Exercise details: Everything from the first line down to the line containing "plt.rcParams['font.family'] = ['Liberation" should be reproduced exactly; please include nothing else.

════

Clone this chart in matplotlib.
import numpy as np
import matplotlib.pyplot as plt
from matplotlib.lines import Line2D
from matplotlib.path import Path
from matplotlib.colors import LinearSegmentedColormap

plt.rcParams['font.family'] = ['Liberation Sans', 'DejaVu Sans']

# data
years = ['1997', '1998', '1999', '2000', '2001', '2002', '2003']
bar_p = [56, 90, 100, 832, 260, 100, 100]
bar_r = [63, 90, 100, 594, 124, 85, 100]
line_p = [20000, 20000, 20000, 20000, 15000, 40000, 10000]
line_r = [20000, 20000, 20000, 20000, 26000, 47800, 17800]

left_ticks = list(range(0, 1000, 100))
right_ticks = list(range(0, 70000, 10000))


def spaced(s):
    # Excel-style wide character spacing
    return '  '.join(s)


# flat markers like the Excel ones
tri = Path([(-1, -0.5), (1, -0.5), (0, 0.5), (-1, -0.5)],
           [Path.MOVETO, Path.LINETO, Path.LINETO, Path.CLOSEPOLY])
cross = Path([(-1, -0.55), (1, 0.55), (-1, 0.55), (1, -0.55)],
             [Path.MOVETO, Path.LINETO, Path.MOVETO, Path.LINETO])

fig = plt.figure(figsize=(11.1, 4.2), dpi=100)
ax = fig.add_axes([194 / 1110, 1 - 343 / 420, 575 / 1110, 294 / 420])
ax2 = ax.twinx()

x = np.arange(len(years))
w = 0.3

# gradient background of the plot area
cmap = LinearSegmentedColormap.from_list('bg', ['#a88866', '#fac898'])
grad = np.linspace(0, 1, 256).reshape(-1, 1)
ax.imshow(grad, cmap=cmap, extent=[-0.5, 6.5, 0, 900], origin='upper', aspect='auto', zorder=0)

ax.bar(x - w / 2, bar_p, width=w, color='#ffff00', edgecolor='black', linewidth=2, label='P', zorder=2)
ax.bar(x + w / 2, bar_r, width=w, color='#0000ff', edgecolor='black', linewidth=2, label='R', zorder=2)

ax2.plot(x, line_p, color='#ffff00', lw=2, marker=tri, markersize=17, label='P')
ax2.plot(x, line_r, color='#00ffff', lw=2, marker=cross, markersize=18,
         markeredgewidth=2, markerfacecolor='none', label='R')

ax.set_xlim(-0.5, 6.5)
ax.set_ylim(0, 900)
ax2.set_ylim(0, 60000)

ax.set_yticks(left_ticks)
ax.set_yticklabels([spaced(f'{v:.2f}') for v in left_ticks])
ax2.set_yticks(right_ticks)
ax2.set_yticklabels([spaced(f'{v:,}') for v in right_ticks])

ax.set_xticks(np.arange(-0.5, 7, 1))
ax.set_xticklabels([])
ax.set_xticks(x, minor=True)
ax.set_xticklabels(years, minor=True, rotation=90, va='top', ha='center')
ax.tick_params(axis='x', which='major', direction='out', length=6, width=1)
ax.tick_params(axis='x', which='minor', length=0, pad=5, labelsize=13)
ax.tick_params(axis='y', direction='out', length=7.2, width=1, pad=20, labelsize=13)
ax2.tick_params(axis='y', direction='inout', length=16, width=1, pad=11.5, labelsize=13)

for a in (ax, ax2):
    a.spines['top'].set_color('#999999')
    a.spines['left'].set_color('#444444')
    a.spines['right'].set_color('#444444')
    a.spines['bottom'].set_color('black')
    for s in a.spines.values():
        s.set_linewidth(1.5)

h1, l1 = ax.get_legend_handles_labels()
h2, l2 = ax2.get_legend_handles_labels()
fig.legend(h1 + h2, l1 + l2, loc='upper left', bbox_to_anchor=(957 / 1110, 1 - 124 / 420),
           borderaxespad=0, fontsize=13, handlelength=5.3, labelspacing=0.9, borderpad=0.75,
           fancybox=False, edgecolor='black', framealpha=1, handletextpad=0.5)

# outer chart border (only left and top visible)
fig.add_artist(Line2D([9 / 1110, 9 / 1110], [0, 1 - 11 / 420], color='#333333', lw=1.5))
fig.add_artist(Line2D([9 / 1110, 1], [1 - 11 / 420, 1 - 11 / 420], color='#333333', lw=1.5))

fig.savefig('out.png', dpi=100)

════

Correct result:
Clone this chart in matplotlib.
import numpy as np
import matplotlib.pyplot as plt
from matplotlib.lines import Line2D
from matplotlib.path import Path
from matplotlib.colors import LinearSegmentedColormap

plt.rcParams['font.family'] = ['Liberation Sans', 'DejaVu Sans']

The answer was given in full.